I’ve used the Global Yield Gap Atlas for a few projects over the last couple years, and it’s a great resource. GYGA measures the yield gap (difference between potential yield and achieved yield) of many crops grown in many environments, and provides downloadable data for other researchers.
One tool I use from GYGA is their raster layer of Technology Extrapolation Domains. You can learn more about TEDs here, but in short, they are one way to define an environment where soils climate are uniform within a given TED. Grouping fields based on TED is helpful for my research because a given practice (tillage, row spacing, rotation, etc.) is likely to have the same impact on yield within a TED. By contrast, in different environments a practice can have wildly different effects. In much of Michigan, narrower rows have lower soybean yield due to increased white mold pressure. In much of Ohio, narrower rows have higher soybean yield due to faster canopy closure. If I’m doing a row spacing study, I should not default to combining data from Michigan and Ohio and should instead use a tool like TEDs to determine which areas are likely to be similar or different.

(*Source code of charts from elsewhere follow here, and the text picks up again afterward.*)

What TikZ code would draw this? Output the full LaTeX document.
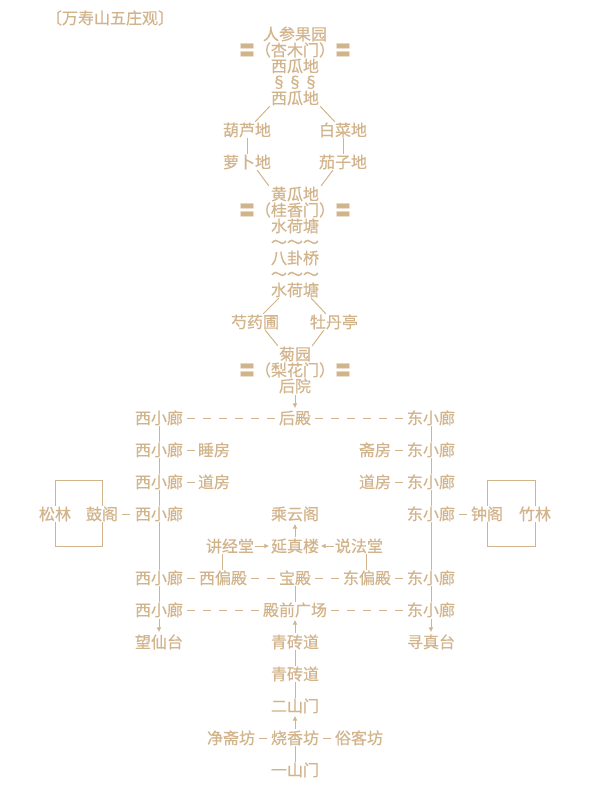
\documentclass[tikz,border=0pt]{standalone}
\usepackage{fontspec}
\newfontfamily\cjk[FakeBold=0.6]{Noto Sans CJK SC}
\usepackage{xcolor}
\usepackage{tikz}
\usetikzlibrary{arrows.meta}
\definecolor{tanline}{HTML}{D2B48C}

\begin{document}
\begin{tikzpicture}[x=1pt, y=-1pt,
  txt/.style={inner sep=0pt, text height=14pt, text depth=2pt, text=tanline,
              font=\cjk\fontsize{16}{16}\selectfont},
  lnk/.style={draw=tanline, line width=1pt},
  dsh/.style={lnk, dash pattern=on 8pt off 8pt, dash phase=12pt},
  arr/.style={lnk, -{Latex[length=5pt,width=5pt]}, shorten <=1pt, shorten >=1.5pt}]
  \useasboundingbox (0,0) rectangle (593,790);

  % garden part
  \node[txt] (title) at (110,18) {〔万寿山五庄观〕};
  \node[txt] (renshen) at (295,34) {人参果园};
  \node[txt] (xingmu) at (295,50) {〓（杏木门）〓};
  \node[txt] (xigua1) at (295,66) {西瓜地};
  \foreach \x [count=\i] in {279,295,311}
    \node[txt] (vine\i) at (\x,82) {§};
  \node[txt] (xigua2) at (295,98) {西瓜地};
  \node[txt] (hulu) at (247,130) {葫芦地};
  \node[txt] (baicai) at (343,130) {白菜地};
  \node[txt] (luobo) at (247,162) {萝卜地};
  \node[txt] (qiezi) at (343,162) {茄子地};
  \node[txt] (huanggua) at (295,194) {黄瓜地};
  \node[txt] (guixiang) at (295,210) {〓（桂香门）〓};
  \node[txt] (pond1) at (295,226) {水荷塘};
  \node[txt] (wave1) at (295,242) {～～～};
  \node[txt] (bagua) at (295,258) {八卦桥};
  \node[txt] (wave2) at (295,274) {～～～};
  \node[txt] (pond2) at (295,290) {水荷塘};
  \node[txt] (shaoyao) at (255,322) {芍药圃};
  \node[txt] (mudan) at (334,322) {牡丹亭};
  \node[txt] (juyuan) at (295,354) {菊园};
  \node[txt] (lihua) at (295,370) {〓（梨花门）〓};
  \node[txt] (houyuan) at (295,386) {后院};

  % halls
  \node[txt] (houdian) at (295,418) {后殿};
  \foreach \y [count=\i] in {418,450,482,514,578,610} {
    \node[txt] (w\i) at (159,\y) {西小廊};
    \node[txt] (e\i) at (431,\y) {东小廊};
  }
  \node[txt] (wangxian) at (159,642) {望仙台};
  \node[txt] (xunzhen) at (431,642) {寻真台};
  \node[txt] (shuifang) at (214,450) {睡房};
  \node[txt] (daofangw) at (214,482) {道房};
  \node[txt] (zhaifang) at (375,450) {斋房};
  \node[txt] (daofange) at (375,482) {道房};
  \node[txt] (songlin) at (55,514) {松林};
  \node[txt] (guge) at (102,514) {鼓阁};
  \node[txt] (zhongge) at (487,514) {钟阁};
  \node[txt] (zhulin) at (535,514) {竹林};
  \node[txt] (chengyun) at (295,514) {乘云阁};
  \node[txt] (jiangjing) at (230,546) {讲经堂};
  \node[txt] (yanzhen) at (295,546) {延真楼};
  \node[txt] (shuofa) at (359,546) {说法堂};
  \node[txt] (xipian) at (223,578) {西偏殿};
  \node[txt] (baodian) at (295,578) {宝殿};
  \node[txt] (dongpian) at (367,578) {东偏殿};
  \node[txt] (guangchang) at (295,610) {殿前广场};
  \node[txt] (qingzhuan1) at (295,642) {青砖道};
  \node[txt] (qingzhuan2) at (295,674) {青砖道};
  \node[txt] (ershan) at (295,706) {二山门};
  \node[txt] (jingzhai) at (231,738) {净斋坊};
  \node[txt] (shaoxiang) at (295,738) {烧香坊};
  \node[txt] (suke) at (359,738) {俗客坊};
  \node[txt] (yishan) at (295,770) {一山门};

  % garden paths
  \draw[lnk] ([xshift=-1pt]xigua2.south west) -- ([xshift=-16pt]hulu.north east);
  \draw[lnk] ([xshift=1pt]xigua2.south east) -- ([xshift=16pt]baicai.north west);
  \draw[lnk] (hulu) -- (luobo);
  \draw[lnk] (baicai) -- (qiezi);
  \draw[lnk] ([xshift=-14pt]luobo.south east) -- ([xshift=-2pt]huanggua.north west);
  \draw[lnk] ([xshift=14pt]qiezi.south west) -- ([xshift=2pt]huanggua.north east);
  \draw[lnk] ([xshift=8pt]pond2.south west) -- ([xshift=-16pt]shaoyao.north east);
  \draw[lnk] ([xshift=-8pt]pond2.south east) -- ([xshift=16pt]mudan.north west);
  \draw[lnk] ([xshift=-14pt]shaoyao.south east) -- ([xshift=-1pt]juyuan.north west);
  \draw[lnk] ([xshift=14pt]mudan.south west) -- ([xshift=1pt]juyuan.north east);
  \draw[arr] (houyuan) -- (houdian);

  % corridors
  \draw[dsh] (w1) -- (houdian) -- (e1);
  \draw[lnk] (w1) -- (w2) -- (w3) -- (w4) -- (w5) -- (w6);
  \draw[lnk] (e1) -- (e2) -- (e3) -- (e4) -- (e5) -- (e6);
  \draw[arr] (w6) -- (wangxian);
  \draw[arr] (e6) -- (xunzhen);
  \draw[dsh] (w2) -- (shuifang);
  \draw[dsh] (w3) -- (daofangw);
  \draw[dsh] (zhaifang) -- (e2);
  \draw[dsh] (daofange) -- (e3);
  \draw[dsh] (guge) -- (w4);
  \draw[dsh] (e4) -- (zhongge);
  \draw[lnk] (songlin.north) -- ++(0,-25) -| (guge.north);
  \draw[lnk] (songlin.south) -- ++(0,24) -| (guge.south);
  \draw[lnk] (zhongge.north) -- ++(0,-25) -| (zhulin.north);
  \draw[lnk] (zhongge.south) -- ++(0,24) -| (zhulin.south);

  % middle axis
  \draw[arr] (yanzhen) -- (chengyun);
  \draw[arr] (jiangjing) -- (yanzhen);
  \draw[arr] (shuofa) -- (yanzhen);
  \draw[lnk] ([xshift=-1pt]jiangjing.south -| xipian) -- ([xshift=-1pt]xipian.north);
  \draw[lnk] ([xshift=-1pt]shuofa.south -| dongpian) -- ([xshift=-1pt]dongpian.north);
  \draw[dsh] (w5) -- (xipian) -- (baodian) -- (dongpian) -- (e5);
  \draw[lnk] (baodian) -- (guangchang);
  \draw[dsh] (w6) -- (guangchang) -- (e6);
  \draw[arr] (qingzhuan1) -- (guangchang);
  \draw[lnk] (qingzhuan1) -- (qingzhuan2) -- (ershan);
  \draw[arr] (shaoxiang) -- (ershan);
  \draw[lnk] (shaoxiang) -- (yishan);
  \draw[dsh] (jingzhai) -- (shaoxiang) -- (suke);
\end{tikzpicture}
\end{document}
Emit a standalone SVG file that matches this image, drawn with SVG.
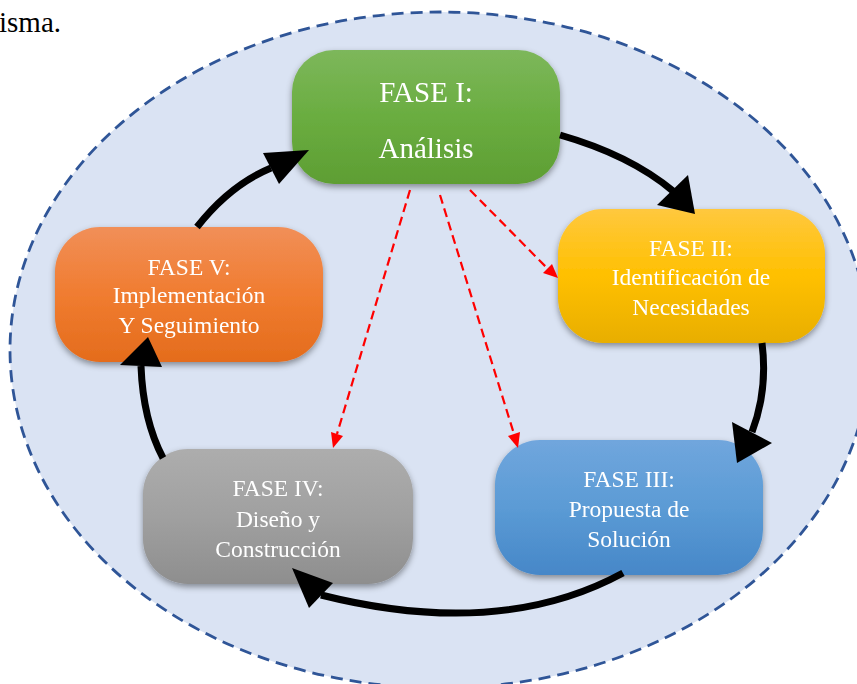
<svg xmlns="http://www.w3.org/2000/svg" width="857" height="684" viewBox="0 0 857 684">
<style>
.lbl{font-family:"Liberation Serif","Times New Roman",serif;fill:#ffffff;text-anchor:middle;font-size:23.5px}
.big{font-size:29px}
.flow{fill:none;stroke:#000;stroke-width:7}
.head{fill:#000}
.dash{fill:none;stroke:#ff0000;stroke-width:2.2;stroke-dasharray:9 5}
.rh{fill:#ff0000}
</style>
<defs>
<filter id="sh" x="-10%" y="-10%" width="120%" height="130%">
<feDropShadow dx="0" dy="3" stdDeviation="3" flood-color="#000" flood-opacity="0.4"/>
</filter>
<linearGradient id="gG" x1="0" y1="0" x2="0" y2="1"><stop offset="0" stop-color="#7DB75B"/><stop offset="0.5" stop-color="#6AAD40"/><stop offset="1" stop-color="#5E9E33"/></linearGradient>
<linearGradient id="gY" x1="0" y1="0" x2="0" y2="1"><stop offset="0" stop-color="#FFC83E"/><stop offset="0.5" stop-color="#FFC000"/><stop offset="1" stop-color="#E8AE00"/></linearGradient>
<linearGradient id="gO" x1="0" y1="0" x2="0" y2="1"><stop offset="0" stop-color="#F18F58"/><stop offset="0.5" stop-color="#F07C30"/><stop offset="1" stop-color="#E46C1C"/></linearGradient>
<linearGradient id="gA" x1="0" y1="0" x2="0" y2="1"><stop offset="0" stop-color="#ADADAD"/><stop offset="0.5" stop-color="#A0A0A0"/><stop offset="1" stop-color="#8E8E8E"/></linearGradient>
<linearGradient id="gB" x1="0" y1="0" x2="0" y2="1"><stop offset="0" stop-color="#70A6DD"/><stop offset="0.5" stop-color="#5B9BD5"/><stop offset="1" stop-color="#4687C8"/></linearGradient>
</defs>
<rect width="857" height="684" fill="#ffffff"/>
<text x="-1" y="32" style="font-family:'Liberation Serif','Times New Roman',serif;font-size:29px;fill:#000">isma.</text>
<ellipse cx="440" cy="350" rx="430" ry="338" fill="#DAE3F3" stroke="#2F5597" stroke-width="2.8" stroke-dasharray="12 7"/>
<g id="fase1" filter="url(#sh)">
<rect x="292" y="50" width="268" height="134" rx="42" fill="url(#gG)"/>
<text class="lbl big" x="426" y="102">FASE I:</text>
<text class="lbl big" x="426" y="158">Análisis</text>
</g>
<g id="fase2" filter="url(#sh)">
<rect x="558" y="209" width="267" height="134" rx="45" fill="url(#gY)"/>
<text class="lbl" x="691" y="256">FASE II:</text>
<text class="lbl" x="691" y="285">Identificación de</text>
<text class="lbl" x="691" y="315">Necesidades</text>
</g>
<g id="fase3" filter="url(#sh)">
<rect x="495" y="440" width="268" height="135" rx="45" fill="url(#gB)"/>
<text class="lbl" x="629" y="487">FASE III:</text>
<text class="lbl" x="629" y="517">Propuesta de</text>
<text class="lbl" x="629" y="547">Solución</text>
</g>
<g id="fase4" filter="url(#sh)">
<rect x="143" y="449" width="270" height="135" rx="45" fill="url(#gA)"/>
<text class="lbl" x="278" y="496">FASE IV:</text>
<text class="lbl" x="278" y="527">Diseño y</text>
<text class="lbl" x="278" y="557">Construcción</text>
</g>
<g id="fase5" filter="url(#sh)">
<rect x="55" y="227" width="268" height="135" rx="45" fill="url(#gO)"/>
<text class="lbl" x="189" y="275">FASE V:</text>
<text class="lbl" x="189" y="303">Implementación</text>
<text class="lbl" x="189" y="333">Y Seguimiento</text>
</g>
<g id="connectors">
<path class="flow" d="M560,135 Q630,155 673,191"/>
<polygon class="head" points="695,214 688,175 657,205"/>
<path class="flow" d="M762,343 Q768,390 752,432"/>
<polygon class="head" points="737,463 732,422 772,443"/>
<path class="flow" d="M623,573 Q500,640 321,595"/>
<polygon class="head" points="292,568 333,583 309,608"/>
<path class="flow" d="M163,458 Q143,420 141,366"/>
<polygon class="head" points="148,337 120,365 162,367"/>
<path class="flow" d="M197,227 Q230,185 271,168"/>
<polygon class="head" points="309,150 263,153 279,184"/>
<path class="dash" d="M410,190 L337,434"/>
<polygon class="rh" points="333,448 331,432 343,436"/>
<path class="dash" d="M440,195 L514,434"/>
<polygon class="rh" points="518,448 508,436 520,432"/>
<path class="dash" d="M470,190 L547,268"/>
<polygon class="rh" points="558,278 543,273 552,264"/>
</g>
</svg>
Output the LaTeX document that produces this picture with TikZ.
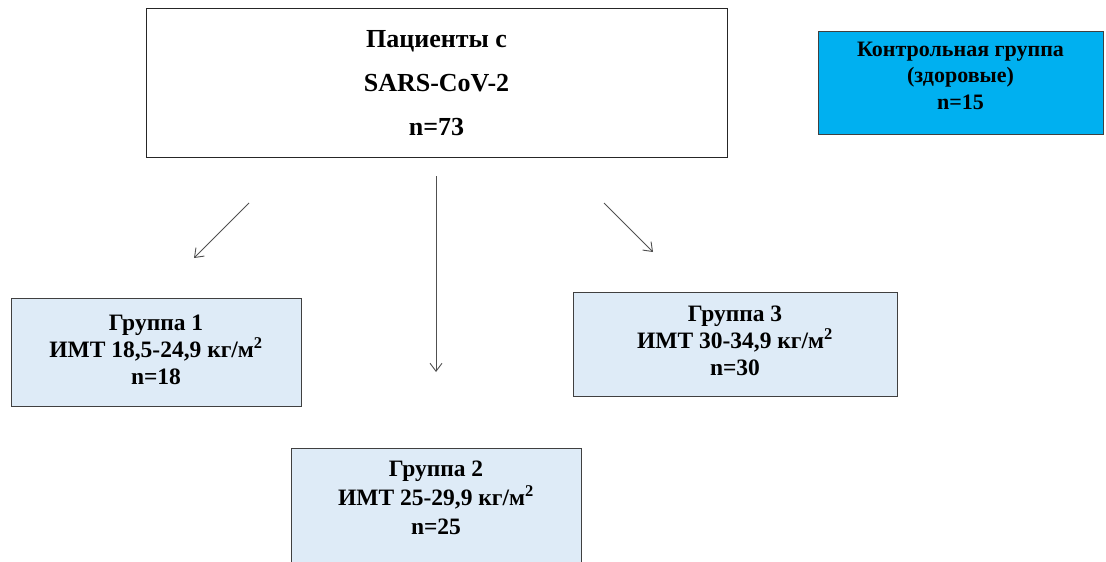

The TED framework differs from other grouping techniques like cluster analyses because the boundaries of each TED stay the same year-to-year. Knowing which fields are likely to have a similar management by environment interaction is helpful for me when I’m planning where to put certain trials.
I’m highlighting GYGA today because they just released a new map viewer tool. On the main GYGA homepage, navigate to the atlas by clicking the “Go to the Atlas” button on the right (or just go here)
From the atlas, there are lots of options for visualizing the yield, yield gap, and more for many crops around the world. This is just one map I was interested in today– the yield gap for rainfed (non-irrgated) corn. The scale goes from green to red, and green countries have smaller yield gaps. Red countries are places where management practices could likely shrink the yield gap and allow farmers to grow more grain.
I love that you can click a country to see the data used to generate the map, and I really appreciate the the yield data and technology extrapolation domain boundaries are available for free from the GYGA website. If you have any need for grouping locations based on environment, it’s worth checking out TEDs, and I highly recommend you play around with the new atlas map viewer tools too!